El gran
Isaías es un profeta que vivió ocho siglos antes de Cristo. Pero también es un
poeta. Por eso sus textos llegan al corazón de los hombres y mujeres sensibles
del s. XXI. Vale la pena reproducir estas bellas palabras que escucharemos el
domingo:
“Voy a
cantar en nombre de mi amigo un canto de amor a su viña. Mi amigo tenía una
viña en fértil collado. La entrecavó, la descantó, y plantó buenas cepas;
construyó en medio una atalaya y cavó un lagar... ¿Qué más cabría hacer de mi
viña que yo no haya hecho? ¿Por qué, esperando que diera uvas, dio agrazones?”
Todo es
diáfano. Se entiende muy bien. Dios es el dueño de la viña. La viña, Israel en
tiempos de Isaías, es hoy la Iglesia. Si
queremos, es también el mundo. Dios ha amado y ama al mundo. El Evangelio nos
dirá que ese amor llega hasta el punto de entregarnos a su Hijo, no para
condenar al mundo sino para que éste se salve por él. Rechazado
el Hijo hasta ser colgado en el patíbulo de la cruz, Dios sigue amando al
mundo. La soberbia humana es casi tan infinita como el amor de Dios. Nos
empeñamos en crear discordias, guerras, terrorismo. Pasamos indiferentes ante
los desplazados, los refugiados..., los sin voz a quienes unos pocos
insensatos, astutos y orgullosos dirigentes dicen representar. Casi siempre
entran en casa ajena para robar y enriquecerse mientras empobrecen a quienes
gobiernan. Pero dicen que los ladrones son otros. Uno se siente tentado a
decir: que Dios los confunda.
Pero, no.
Dios no confunde a nadie sino que se hace vulnerable. Sigue padeciendo en sus
hijos. Y convierte “la piedra rechazada en piedra angular”. Así ocurrió en la
historia pasada. Y así sigue ocurriendo y ocurrirá por siempre. La paciencia y
el amor de Dios no pasan. Ahora bien, sólo Él y las víctimas nos redimen.
¿Es Dios
entonces amigo y cómplice de la impunidad? Ni hablar. Por eso hay tanta viña transformada
en erial, donde sólo crecen zarzas y cardos. Paraísos terrenales convertidos en
campos de guerra y exterminio. Ésta es la obra de los orgullosos y
aprovechados, que dicen amar a sus pueblos. No es Dios quien crea el castigo.

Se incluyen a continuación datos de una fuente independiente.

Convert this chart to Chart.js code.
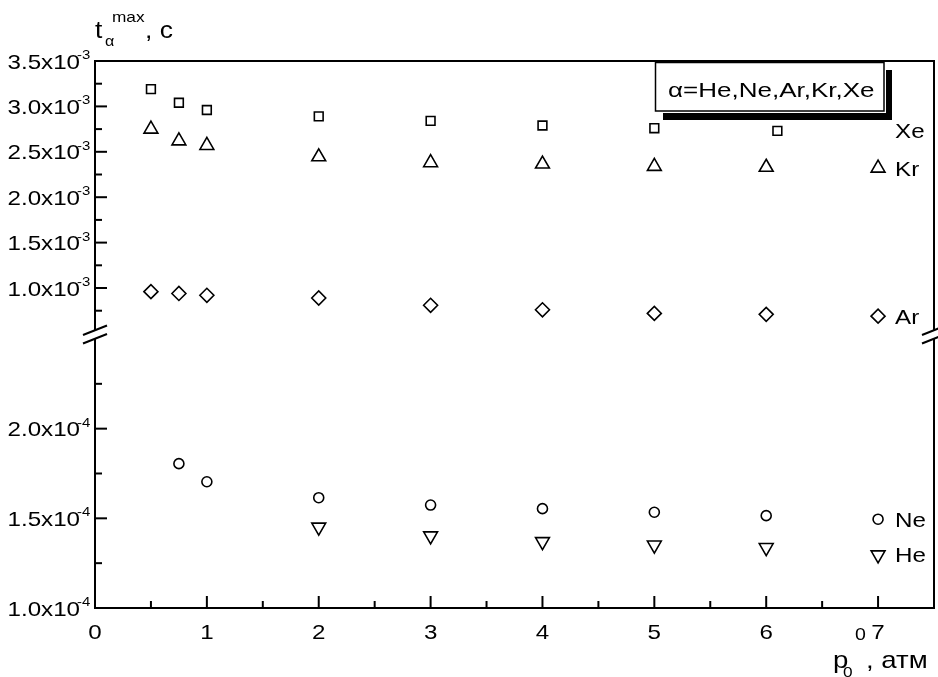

Son los verdugos quienes esterilizan la tierra. Tan necios son que siguen
presumiendo de su obra de exterminio.
¿Por qué
Dios permite tanto mal y tanta imbecilidad humana? Cristo no ha venido a
explicarnos este enigma. Pero su sangre derramada en la tierra es garantía, la
única garantía de que el sufrimiento humano no es estéril cuando lo adoba el
amor. Se transforma en vida. Al viernes santo, sucede la mañana de Resurrección. Al canto de
amor del Señor a su Viña, respondemos los creyentes con la alabanza al Único
que ha hecho bien todas las cosas. Gloria in excelsis Deo. Y paz en la tierra a
quienes Dios ama.
Aquí no está
dicho todo. Hay que añadir, por supuesto, que no basta la sumisión. Ésta es
buena para con Dios. Ante el mal humano, sólo cabe la resistencia.